(RAW DATA):
%%

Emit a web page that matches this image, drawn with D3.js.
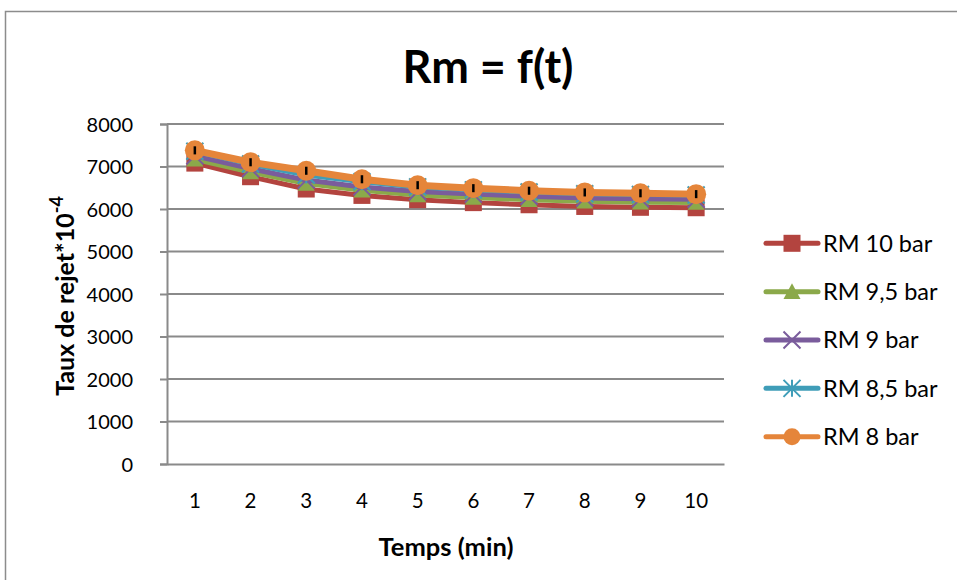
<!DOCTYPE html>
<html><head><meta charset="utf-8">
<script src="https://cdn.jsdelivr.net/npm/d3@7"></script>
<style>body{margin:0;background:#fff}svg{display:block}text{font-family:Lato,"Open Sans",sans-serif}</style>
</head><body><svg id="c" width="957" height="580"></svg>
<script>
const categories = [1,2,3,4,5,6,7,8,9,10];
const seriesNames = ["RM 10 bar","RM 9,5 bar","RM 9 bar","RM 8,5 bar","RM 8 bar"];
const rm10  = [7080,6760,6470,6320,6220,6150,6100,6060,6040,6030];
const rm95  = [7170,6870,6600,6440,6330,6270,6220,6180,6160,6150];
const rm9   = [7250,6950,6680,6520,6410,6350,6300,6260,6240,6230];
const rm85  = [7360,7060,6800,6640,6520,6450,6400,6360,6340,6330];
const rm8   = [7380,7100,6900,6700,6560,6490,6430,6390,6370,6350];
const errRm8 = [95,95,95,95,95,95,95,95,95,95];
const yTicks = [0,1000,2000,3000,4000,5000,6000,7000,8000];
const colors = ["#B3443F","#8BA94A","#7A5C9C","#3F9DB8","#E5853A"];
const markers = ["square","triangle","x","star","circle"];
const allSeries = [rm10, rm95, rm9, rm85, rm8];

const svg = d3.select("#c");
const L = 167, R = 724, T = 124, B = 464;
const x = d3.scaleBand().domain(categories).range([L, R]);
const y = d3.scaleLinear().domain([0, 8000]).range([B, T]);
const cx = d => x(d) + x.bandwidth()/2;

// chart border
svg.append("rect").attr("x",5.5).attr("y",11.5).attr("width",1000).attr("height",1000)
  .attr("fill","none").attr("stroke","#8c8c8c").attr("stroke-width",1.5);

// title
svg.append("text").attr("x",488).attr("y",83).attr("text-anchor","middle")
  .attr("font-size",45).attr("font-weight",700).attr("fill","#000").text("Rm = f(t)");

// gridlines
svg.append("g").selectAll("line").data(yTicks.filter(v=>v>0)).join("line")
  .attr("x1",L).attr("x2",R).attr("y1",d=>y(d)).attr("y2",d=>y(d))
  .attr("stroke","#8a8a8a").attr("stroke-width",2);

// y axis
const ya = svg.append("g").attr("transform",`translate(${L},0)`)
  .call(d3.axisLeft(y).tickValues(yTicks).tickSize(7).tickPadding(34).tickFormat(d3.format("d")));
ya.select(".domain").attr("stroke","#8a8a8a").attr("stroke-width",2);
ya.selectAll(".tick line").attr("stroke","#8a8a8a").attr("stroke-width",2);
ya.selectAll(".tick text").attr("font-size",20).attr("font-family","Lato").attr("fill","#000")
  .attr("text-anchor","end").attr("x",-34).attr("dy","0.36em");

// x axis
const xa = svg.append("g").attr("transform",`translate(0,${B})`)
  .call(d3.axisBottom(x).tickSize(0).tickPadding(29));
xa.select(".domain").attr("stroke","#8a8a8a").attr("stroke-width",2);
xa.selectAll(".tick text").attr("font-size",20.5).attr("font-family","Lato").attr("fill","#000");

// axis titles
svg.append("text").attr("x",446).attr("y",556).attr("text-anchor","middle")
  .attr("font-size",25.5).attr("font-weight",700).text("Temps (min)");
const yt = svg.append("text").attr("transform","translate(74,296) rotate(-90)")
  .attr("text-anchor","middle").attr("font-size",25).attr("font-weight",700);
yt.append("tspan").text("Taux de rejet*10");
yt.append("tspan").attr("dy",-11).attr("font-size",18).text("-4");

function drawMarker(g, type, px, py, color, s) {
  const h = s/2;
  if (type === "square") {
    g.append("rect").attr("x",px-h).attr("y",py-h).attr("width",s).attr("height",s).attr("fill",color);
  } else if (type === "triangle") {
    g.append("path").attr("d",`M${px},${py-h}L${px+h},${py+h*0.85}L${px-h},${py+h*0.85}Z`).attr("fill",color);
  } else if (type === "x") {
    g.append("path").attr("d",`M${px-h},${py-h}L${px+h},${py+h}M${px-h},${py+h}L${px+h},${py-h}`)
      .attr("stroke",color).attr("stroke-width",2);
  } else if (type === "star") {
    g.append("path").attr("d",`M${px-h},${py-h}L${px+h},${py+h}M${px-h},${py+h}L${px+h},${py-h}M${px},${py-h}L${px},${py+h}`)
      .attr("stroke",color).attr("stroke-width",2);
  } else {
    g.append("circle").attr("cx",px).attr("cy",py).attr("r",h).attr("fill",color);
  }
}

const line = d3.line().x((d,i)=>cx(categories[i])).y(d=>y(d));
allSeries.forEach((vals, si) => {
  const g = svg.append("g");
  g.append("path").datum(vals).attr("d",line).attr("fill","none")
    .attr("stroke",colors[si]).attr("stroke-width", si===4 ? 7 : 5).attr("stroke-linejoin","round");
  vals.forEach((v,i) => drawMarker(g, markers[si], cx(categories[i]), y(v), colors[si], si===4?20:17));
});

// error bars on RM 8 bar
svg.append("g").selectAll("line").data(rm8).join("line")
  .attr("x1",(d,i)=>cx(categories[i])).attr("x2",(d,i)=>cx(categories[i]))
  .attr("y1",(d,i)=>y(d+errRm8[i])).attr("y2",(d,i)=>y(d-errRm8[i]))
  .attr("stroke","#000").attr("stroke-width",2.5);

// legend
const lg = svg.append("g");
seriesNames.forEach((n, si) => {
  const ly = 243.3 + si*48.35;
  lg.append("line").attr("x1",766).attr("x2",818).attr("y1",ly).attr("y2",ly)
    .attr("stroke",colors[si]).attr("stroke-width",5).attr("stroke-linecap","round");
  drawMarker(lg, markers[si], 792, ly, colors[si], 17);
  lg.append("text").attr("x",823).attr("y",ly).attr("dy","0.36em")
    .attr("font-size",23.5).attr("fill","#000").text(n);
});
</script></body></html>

%%

Print the complete listing exactly as it stands, without its pictures.

(RESPONSE):
Emit a web page that matches this image, drawn with D3.js.
<!DOCTYPE html>
<html><head><meta charset="utf-8">
<script src="https://cdn.jsdelivr.net/npm/d3@7"></script>
<style>body{margin:0;background:#fff}svg{display:block}text{font-family:Lato,"Open Sans",sans-serif}</style>
</head><body><svg id="c" width="957" height="580"></svg>
<script>
const categories = [1,2,3,4,5,6,7,8,9,10];
const seriesNames = ["RM 10 bar","RM 9,5 bar","RM 9 bar","RM 8,5 bar","RM 8 bar"];
const rm10  = [7080,6760,6470,6320,6220,6150,6100,6060,6040,6030];
const rm95  = [7170,6870,6600,6440,6330,6270,6220,6180,6160,6150];
const rm9   = [7250,6950,6680,6520,6410,6350,6300,6260,6240,6230];
const rm85  = [7360,7060,6800,6640,6520,6450,6400,6360,6340,6330];
const rm8   = [7380,7100,6900,6700,6560,6490,6430,6390,6370,6350];
const errRm8 = [95,95,95,95,95,95,95,95,95,95];
const yTicks = [0,1000,2000,3000,4000,5000,6000,7000,8000];
const colors = ["#B3443F","#8BA94A","#7A5C9C","#3F9DB8","#E5853A"];
const markers = ["square","triangle","x","star","circle"];
const allSeries = [rm10, rm95, rm9, rm85, rm8];

const svg = d3.select("#c");
const L = 167, R = 724, T = 124, B = 464;
const x = d3.scaleBand().domain(categories).range([L, R]);
const y = d3.scaleLinear().domain([0, 8000]).range([B, T]);
const cx = d => x(d) + x.bandwidth()/2;

// chart border
svg.append("rect").attr("x",5.5).attr("y",11.5).attr("width",1000).attr("height",1000)
  .attr("fill","none").attr("stroke","#8c8c8c").attr("stroke-width",1.5);

// title
svg.append("text").attr("x",488).attr("y",83).attr("text-anchor","middle")
  .attr("font-size",45).attr("font-weight",700).attr("fill","#000").text("Rm = f(t)");

// gridlines
svg.append("g").selectAll("line").data(yTicks.filter(v=>v>0)).join("line")
  .attr("x1",L).attr("x2",R).attr("y1",d=>y(d)).attr("y2",d=>y(d))
  .attr("stroke","#8a8a8a").attr("stroke-width",2);

// y axis
const ya = svg.append("g").attr("transform",`translate(${L},0)`)
  .call(d3.axisLeft(y).tickValues(yTicks).tickSize(7).tickPadding(34).tickFormat(d3.format("d")));
ya.select(".domain").attr("stroke","#8a8a8a").attr("stroke-width",2);
ya.selectAll(".tick line").attr("stroke","#8a8a8a").attr("stroke-width",2);
ya.selectAll(".tick text").attr("font-size",20).attr("font-family","Lato").attr("fill","#000")
  .attr("text-anchor","end").attr("x",-34).attr("dy","0.36em");

// x axis
const xa = svg.append("g").attr("transform",`translate(0,${B})`)
  .call(d3.axisBottom(x).tickSize(0).tickPadding(29));
xa.select(".domain").attr("stroke","#8a8a8a").attr("stroke-width",2);
xa.selectAll(".tick text").attr("font-size",20.5).attr("font-family","Lato").attr("fill","#000");

// axis titles
svg.append("text").attr("x",446).attr("y",556).attr("text-anchor","middle")
  .attr("font-size",25.5).attr("font-weight",700).text("Temps (min)");
const yt = svg.append("text").attr("transform","translate(74,296) rotate(-90)")
  .attr("text-anchor","middle").attr("font-size",25).attr("font-weight",700);
yt.append("tspan").text("Taux de rejet*10");
yt.append("tspan").attr("dy",-11).attr("font-size",18).text("-4");

function drawMarker(g, type, px, py, color, s) {
  const h = s/2;
  if (type === "square") {
    g.append("rect").attr("x",px-h).attr("y",py-h).attr("width",s).attr("height",s).attr("fill",color);
  } else if (type === "triangle") {
    g.append("path").attr("d",`M${px},${py-h}L${px+h},${py+h*0.85}L${px-h},${py+h*0.85}Z`).attr("fill",color);
  } else if (type === "x") {
    g.append("path").attr("d",`M${px-h},${py-h}L${px+h},${py+h}M${px-h},${py+h}L${px+h},${py-h}`)
      .attr("stroke",color).attr("stroke-width",2);
  } else if (type === "star") {
    g.append("path").attr("d",`M${px-h},${py-h}L${px+h},${py+h}M${px-h},${py+h}L${px+h},${py-h}M${px},${py-h}L${px},${py+h}`)
      .attr("stroke",color).attr("stroke-width",2);
  } else {
    g.append("circle").attr("cx",px).attr("cy",py).attr("r",h).attr("fill",color);
  }
}

const line = d3.line().x((d,i)=>cx(categories[i])).y(d=>y(d));
allSeries.forEach((vals, si) => {
  const g = svg.append("g");
  g.append("path").datum(vals).attr("d",line).attr("fill","none")
    .attr("stroke",colors[si]).attr("stroke-width", si===4 ? 7 : 5).attr("stroke-linejoin","round");
  vals.forEach((v,i) => drawMarker(g, markers[si], cx(categories[i]), y(v), colors[si], si===4?20:17));
});

// error bars on RM 8 bar
svg.append("g").selectAll("line").data(rm8).join("line")
  .attr("x1",(d,i)=>cx(categories[i])).attr("x2",(d,i)=>cx(categories[i]))
  .attr("y1",(d,i)=>y(d+errRm8[i])).attr("y2",(d,i)=>y(d-errRm8[i]))
  .attr("stroke","#000").attr("stroke-width",2.5);

// legend
const lg = svg.append("g");
seriesNames.forEach((n, si) => {
  const ly = 243.3 + si*48.35;
  lg.append("line").attr("x1",766).attr("x2",818).attr("y1",ly).attr("y2",ly)
    .attr("stroke",colors[si]).attr("stroke-width",5).attr("stroke-linecap","round");
  drawMarker(lg, markers[si], 792, ly, colors[si], 17);
  lg.append("text").attr("x",823).attr("y",ly).attr("dy","0.36em")
    .attr("font-size",23.5).attr("fill","#000").text(n);
});
</script></body></html>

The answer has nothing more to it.